A sua morte estranhíssima, prematura e trágica, enluta as modernas correntes nacionalistas europeias que muito devem às suas ideias, força, imagem e tenacidade.
Nos últimos dias, antes de morrer, terá enterrado o machado de uma guerra muito “feudal” que vinha travando com o antigo discípulo, Strache, o líder do Partido da Liberdade (de quem se encontrava há muito afastado, depois de aquele ter derrotado a sua irmã, na chefia do FPÖE). Heinz Strache, também ele um populista com apoio esmagador na juventude e operariado de Viena, lidera com quase 18% a direita nacionalista e é o óbvio candidato a primeiro-ministro no futuro. Falou-se então numa possível coligação ou união entre os dois partidos.
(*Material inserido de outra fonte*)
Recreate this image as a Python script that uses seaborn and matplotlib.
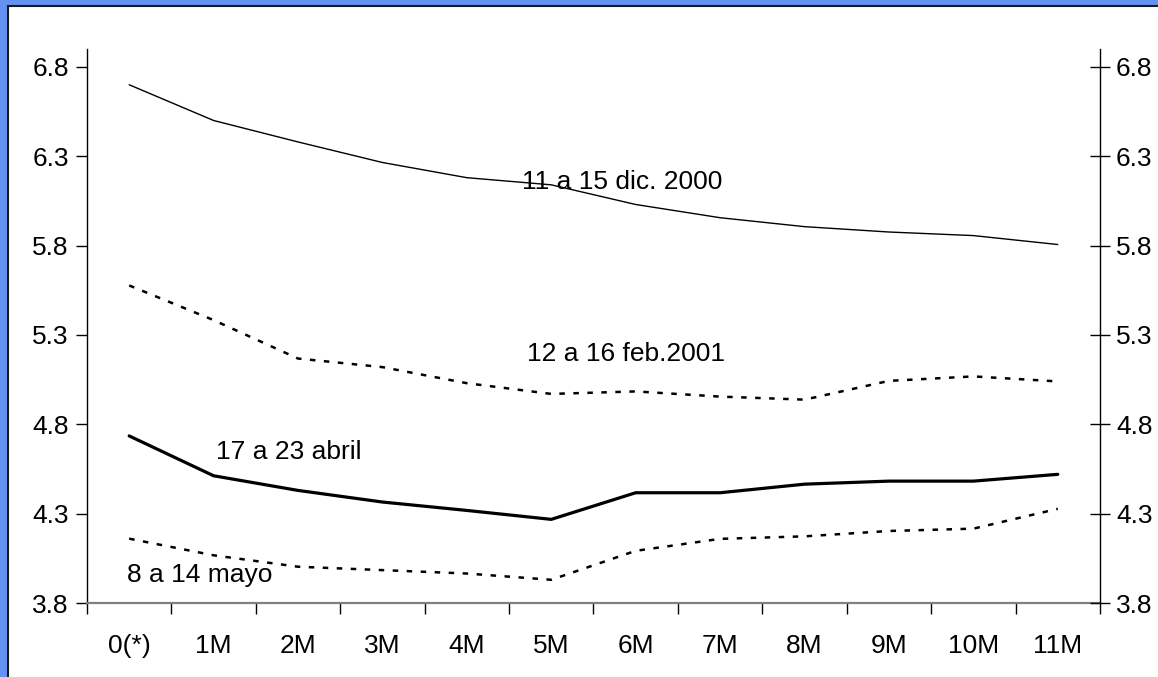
import numpy as np
import pandas as pd
import seaborn as sns
import matplotlib.pyplot as plt
from matplotlib.patches import Rectangle

# plazos
plazos = ['0(*)', '1M', '2M', '3M', '4M', '5M', '6M', '7M', '8M', '9M', '10M', '11M']

# curvas por semana
dic_2000 = [6.70, 6.50, 6.38, 6.265, 6.18, 6.14, 6.03, 5.956, 5.906, 5.876, 5.856, 5.806]
feb_2001 = [5.577, 5.383, 5.168, 5.12, 5.03, 4.97, 4.984, 4.955, 4.938, 5.043, 5.068, 5.04]
abril = [4.735, 4.512, 4.43, 4.365, 4.318, 4.268, 4.417, 4.417, 4.465, 4.482, 4.482, 4.52]
mayo = [4.16, 4.067, 4.003, 3.984, 3.965, 3.93, 4.092, 4.159, 4.173, 4.203, 4.216, 4.327]

etiquetas = ['11 a 15 dic. 2000', '12 a 16 feb.2001', '17 a 23 abril', '8 a 14 mayo']
yticks = [3.8, 4.3, 4.8, 5.3, 5.8, 6.3, 6.8]

sns.set_style("white")
plt.rcParams['font.family'] = ['Liberation Sans', 'DejaVu Sans']
plt.rcParams['text.color'] = 'black'
plt.rcParams['xtick.color'] = 'black'
plt.rcParams['ytick.color'] = 'black'

fig = plt.figure(figsize=(11.58, 6.77), dpi=100)
fig.patch.set_facecolor('#6492F2')
# panel blanco con borde oscuro
fig.patches.append(Rectangle((8 / 1158, -0.02), 1.1, 1.02 - 6 / 677,
                             transform=fig.transFigure, facecolor='white',
                             edgecolor='#1a1a1a', linewidth=1.5, zorder=-5))

ax = fig.add_axes([0.0751, 0.1093, 0.8748, 0.8183])
ax.set_facecolor('none')

estilos = [
    (dic_2000, 1.0, '-'),
    (feb_2001, 1.8, (0, (2.2, 3.4))),
    (abril, 2.3, '-'),
    (mayo, 1.8, (0, (2.2, 3.4))),
]
for vals, lw, ls in estilos:
    sns.lineplot(x=plazos, y=vals, ax=ax, color='black', linewidth=lw,
                 linestyle=ls, sort=False)

ax.set_xlim(-0.5, 11.5)
ax.set_ylim(3.8, 6.9)
ax.set_yticks(yticks)
ax.set_yticklabels([f'{v:.1f}' for v in yticks])

ax.set_xticks(np.arange(-0.5, 12, 1))
ax.set_xticklabels([])
ax.set_xticks(np.arange(12), minor=True)
ax.set_xticklabels(plazos, minor=True)

ax.tick_params(axis='x', which='major', direction='out', length=8,
               width=1, color='black', bottom=True)
ax.tick_params(axis='x', which='minor', length=0, pad=22, labelsize=19)
ax.tick_params(axis='y', direction='out', length=8, width=1, pad=5,
               labelsize=19, left=True)

ax.spines['top'].set_visible(False)
ax.spines['left'].set_color('black')
ax.spines['left'].set_linewidth(1)
ax.spines['right'].set_visible(False)
ax.spines['bottom'].set_color('#808080')
ax.spines['bottom'].set_linewidth(1.6)

ax2 = ax.twinx()
ax2.set_ylim(3.8, 6.9)
ax2.set_yticks(yticks)
ax2.set_yticklabels([f'{v:.1f}' for v in yticks])
ax2.tick_params(axis='y', direction='inout', length=15, width=1, pad=4,
                labelsize=19, right=True)
for s in ['top', 'left', 'bottom']:
    ax2.spines[s].set_visible(False)
ax2.spines['right'].set_color('black')
ax2.spines['right'].set_linewidth(1)

ax.set_xlabel(None)
ax.set_ylabel(None)
ax2.set_ylabel(None)

# etiquetas de las curvas
pos_txt = [(5.84, 6.158), (5.89, 5.195), (1.887, 4.645), (0.839, 3.958)]
for txt, (x, y) in zip(etiquetas, pos_txt):
    ax.text(x, y, txt, ha='center', va='center', fontsize=19, color='black')

plt.savefig('out.png', dpi=100, facecolor=fig.get_facecolor())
O BZÖ sem Haider não será o mesmo, já que o partido tem sido, sobretudo, “one man show”. O novo Presidente interino, Petzner, um jovem secretário-geral de apenas 27 anos, dificilmente conservaria uma liderança estável, atendendo ao facto de figuras mais experientes terem ambições ao lugar como Westenhaller (líder Parlamentar que já ocupou o lugar de presidente), Dörfler (novo Governador da Caríntia e candidato potencial a lider) e a irmã de Haider, Ursula Haubner. Os maiores riscos, no momento, não serão, contudo, uma ruptura imediata (porque o BZÖ é um pequeno clube de amigos), mas sim uma tentação de a nova direcção órfã vir a ajudar a formar uma coligação do bloco central com o SPOE e o ÖVP. Nesse caso o partido seria deglutido nesse mesmo bloco central.
A prevalecerem figuras que não Ursula Haubner, será possível, a prazo, outras soluções, tais como: uma fusão com o FPÖE; uma união com este partido semelhante à CDU/CSU ( com o BZÖ como partido do ramo caríntio); ou uma coligação. Se tal vier a ocorrer e caso se confirme a reedição do bloco central nos actuais tempos de catástrofe financeira, a Direita Nacionalista austríaca na oposição venceria com grande probabilidade as próximas eleições, que se prevêem antecipadas.
Tal constituiria, seguramente, a maior vitória póstuma desse bravo e notável líder europeu que foi Haider e cujo desaparecimento nos deixa o sentimento amargo que são sempre os melhores que partem prematuramente.
5 Comentários:
Adeus sentido a um patriota. Que descanse em paz.
excelente análise.
os meus parabéns
Rui Santos
Morte "estranhíssima" deveu-se, muito prosaicamente, a um grande pifo. É o próprio partido que o confirma
É verdade, admito. Quando escrevi o comentário, o "Cabaret" discoteca de Velden que conheço, tinha dito que Haider só tinha bebido um copo de espumante.
O que é preciso é sacudir - não interessa o quê nem para quê. Sacudamos, pois.